Il faut dire que Massé a su toucher son auditoire. Il a déclaré qu’il accepterait les suppressions de poste, si négociées, une plus grande flexibilité du travail, si le processus n’est pas trop « débridé », des baisses de salaires, si l’on n’exagère pas. Pour faire bonne mesure, il a aussi demandé que les gouvernements financent les entreprises au moyen de « programmes costaux » et de généreux incitatifs fiscaux.

Il a aussi proposé la tenue d’un autre sommet économique tripartite qui réunirait les syndicats, le gouvernement et le patronat, rappelant ce qu’il a appelé le succès du sommet de 1996 sur le déficit zéro. Le succès dont aiment se vanter les dirigeants syndicaux avait servi de caution à l’assaut du gouvernement péquiste sur les services publics.

Dans cette conférence devant les manufacturiers, Massé indique au patronat qu’il acceptera les attaques sur les acquis de la classe ouvrière, « si » la bureaucratie syndicale n’est pas marginalisée dans le processus. En fait, il défend l’idée que la bureaucratie syndicale non seulement ne doit pas être marginalisée, mais qu’elle pourra garantir le succès des reculs imposés à la classe ouvrière. Les travailleurs doivent considérer comme un avertissement très sérieux les propositions de Massé de rééditer ce qu’il appelle le succès du sommet économique du déficit zéro.

La collaboration avec les dirigeants de l’entreprise est la solution de Massé à la crise du secteur manufacturier qui a perdu plus de 100 000 emplois depuis cinq ans. Le soutien de la FTQ au PQ n’est que le pendant politique de la stratégie syndicale où le patronat, leur gouvernement et les syndicats s’unissent pour organiser l’attaque sur le niveau de vie, les conditions de travail, les programmes sociaux et les services publics.

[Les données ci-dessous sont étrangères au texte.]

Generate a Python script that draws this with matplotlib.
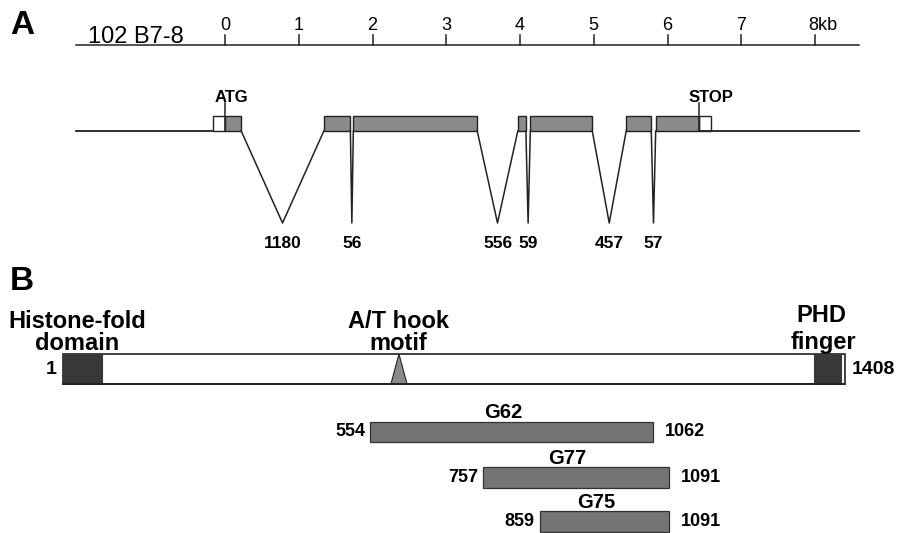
#!/usr/bin/env python3
import matplotlib
matplotlib.use("Agg")
import matplotlib.pyplot as plt
from matplotlib.patches import Rectangle, Polygon

plt.rcParams['font.family'] = ['Liberation Sans', 'DejaVu Sans']

# panel A: genomic map of 102 B7-8 (kb)
clone_name = "102 B7-8"
scale_ticks = [0, 1, 2, 3, 4, 5, 6, 7, 8]
scale_labels = ["0", "1", "2", "3", "4", "5", "6", "7", "8kb"]
exons = [(0.00, 0.22), (1.34, 1.70), (1.74, 3.42), (3.97, 4.08),
         (4.14, 4.98), (5.44, 5.78), (5.84, 6.43)]
utr5 = (-0.16, 0.00)
utr3 = (6.43, 6.59)
intron_sizes = [1180, 56, 556, 59, 457, 57]
atg_pos = 0.0
stop_pos = 6.43
map_extent = (-2.02, 8.60)

# panel B: protein (aa)
protein_len = 1408
histone_fold = (1, 72)
phd_finger = (1353, 1400)
at_hook = (591, 620)
clone_names = ["G62", "G77", "G75"]
clone_start = [554, 757, 859]
clone_end = [1062, 1091, 1091]

EXON_GRAY = "#8a8a8a"
DARK = "#383838"
CLONE_GRAY = "#747474"
LINE = "#222222"

fig = plt.figure(figsize=(8.99, 5.33), dpi=100)

# ---- panel A ----
px_per_kb = 73.75
ax_a = fig.add_axes([0, 1 - 260 / 533, 1, 260 / 533])
ax_a.set_xlim(-225 / px_per_kb, (899 - 225) / px_per_kb)
ax_a.set_ylim(260, 0)
ax_a.axis("off")

ax_a.text(-2.75, 26, "A", fontsize=24, fontweight="bold", ha="center", va="center")
ax_a.text(-1.86, 43, clone_name, fontsize=17, ha="left", va="baseline")

# scale bar
ax_a.plot(map_extent, [45, 45], color=LINE, lw=1.1)
for t, lab in zip(scale_ticks, scale_labels):
    ax_a.plot([t, t], [35, 45], color=LINE, lw=1.1)
    if lab.endswith("kb"):
        ax_a.text(t - 0.09, 25, lab, fontsize=13, ha="left", va="center")
    else:
        ax_a.text(t, 25, lab, fontsize=13, ha="center", va="center")

# flanking sequence
base_y, top_y, low_y = 131, 116, 223
ax_a.plot([map_extent[0], utr5[0]], [base_y, base_y], color=LINE, lw=1.3)
ax_a.plot([utr3[0], map_extent[1]], [base_y, base_y], color=LINE, lw=1.3)

for s, e in [utr5, utr3]:
    ax_a.add_patch(Rectangle((s, top_y), e - s, base_y - top_y, fc="white",
                             ec=LINE, lw=1.0))
for s, e in exons:
    ax_a.add_patch(Rectangle((s, top_y), e - s, base_y - top_y, fc=EXON_GRAY,
                             ec=LINE, lw=1.0))

# introns as V shapes
for (s0, e0), (s1, e1), size in zip(exons[:-1], exons[1:], intron_sizes):
    mid = (e0 + s1) / 2
    ax_a.plot([e0, mid, s1], [base_y, low_y, base_y], color=LINE, lw=1.1)
    ax_a.text(mid, 243, str(size), fontsize=12.5, fontweight="bold",
              ha="center", va="center")

# start / stop markers
for pos, lab, dx in [(atg_pos, "ATG", 0.09), (stop_pos, "STOP", 0.16)]:
    ax_a.plot([pos, pos], [103, base_y], color=LINE, lw=1.1)
    ax_a.text(pos + dx, 98, lab, fontsize=12, fontweight="bold",
              ha="center", va="center")

# ---- panel B ----
px0, px1 = 63, 845
px_per_aa = (px1 - px0) / (protein_len - 1)
ax_b = fig.add_axes([0, 0, 1, 273 / 533])
ax_b.set_xlim(1 - px0 / px_per_aa, 1 + (899 - px0) / px_per_aa)
ax_b.set_ylim(533, 260)
ax_b.axis("off")

ax_b.text(1 - 41 / px_per_aa, 281, "B", fontsize=24, fontweight="bold",
          ha="center", va="center")

bar_top, bar_bot = 354, 384
ax_b.add_patch(Rectangle((1, bar_top), protein_len - 1, bar_bot - bar_top,
                         fc="white", ec=LINE, lw=1.2))
for s, e in [histone_fold, phd_finger]:
    ax_b.add_patch(Rectangle((s, bar_top), e - s, bar_bot - bar_top,
                             fc=DARK, ec=DARK, lw=0.8))
ax_b.add_patch(Polygon([(at_hook[0], bar_bot), ((at_hook[0] + at_hook[1]) / 2, bar_top),
                        (at_hook[1], bar_bot)], closed=True, fc=EXON_GRAY,
                       ec=LINE, lw=0.8))
ax_b.plot([1, protein_len], [bar_bot, bar_bot], color=LINE, lw=1.4)

ax_b.text(1 - 6 / px_per_aa, 369, "1", fontsize=14, fontweight="bold",
          ha="right", va="center")
ax_b.text(protein_len + 7 / px_per_aa, 369, str(protein_len), fontsize=14,
          fontweight="bold", ha="left", va="center")

ax_b.text(26, 321, "Histone-fold", fontsize=17, fontweight="bold",
          ha="center", va="center")
ax_b.text(26, 343, "domain", fontsize=17, fontweight="bold",
          ha="center", va="center")
ax_b.text(605, 321, "A/T hook", fontsize=17, fontweight="bold",
          ha="center", va="center")
ax_b.text(605, 343, "motif", fontsize=17, fontweight="bold",
          ha="center", va="center")
ax_b.text(1366, 315, "PHD", fontsize=17, fontweight="bold",
          ha="center", va="center")
ax_b.text(1370, 342, "finger", fontsize=17, fontweight="bold",
          ha="center", va="center")

clone_rows = [(422, 442, 412), (467, 488, 459), (511, 532, 502)]
for name, s, e, (t, b, ly) in zip(clone_names, clone_start, clone_end, clone_rows):
    ax_b.add_patch(Rectangle((s, t), e - s, b - t, fc=CLONE_GRAY, ec="#333333", lw=0.9))
    ax_b.text((s + e) / 2 - 15, ly, name, fontsize=14.5, fontweight="bold",
              ha="center", va="center")
    ax_b.text(s - 5 / px_per_aa, (t + b) / 2, str(s), fontsize=13, fontweight="bold",
              ha="right", va="center")
    ax_b.text(e + 12 / px_per_aa, (t + b) / 2, str(e), fontsize=13, fontweight="bold",
              ha="left", va="center")

fig.savefig("out.png", dpi=100)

La signification de « l’union sacrée de tous les Québécois » prônée par les dirigeants syndicaux et le PQ au nom de la défense de la nation apparaît sans fard : les travailleurs doivent se liguer derrière leur patronat, accepter les sacrifices nécessaires pour défendre ses profits, qui seront ensuite utilisés pour enlever les acquis des travailleurs ailleurs au Canada, aux Etats-Unis et dans le monde.

En se liguant ouvertement avec le PQ, un parti profondément détesté qui veut aller encore plus à droite, les bureaucraties syndicales font la démonstration de quel côté de la barricade ils se trouvent. Il devient urgent pour les travailleurs de rompre avec la perspective syndicaliste et nationaliste des dirigeants syndicaux pour former leur propre organisation, internationaliste et socialiste.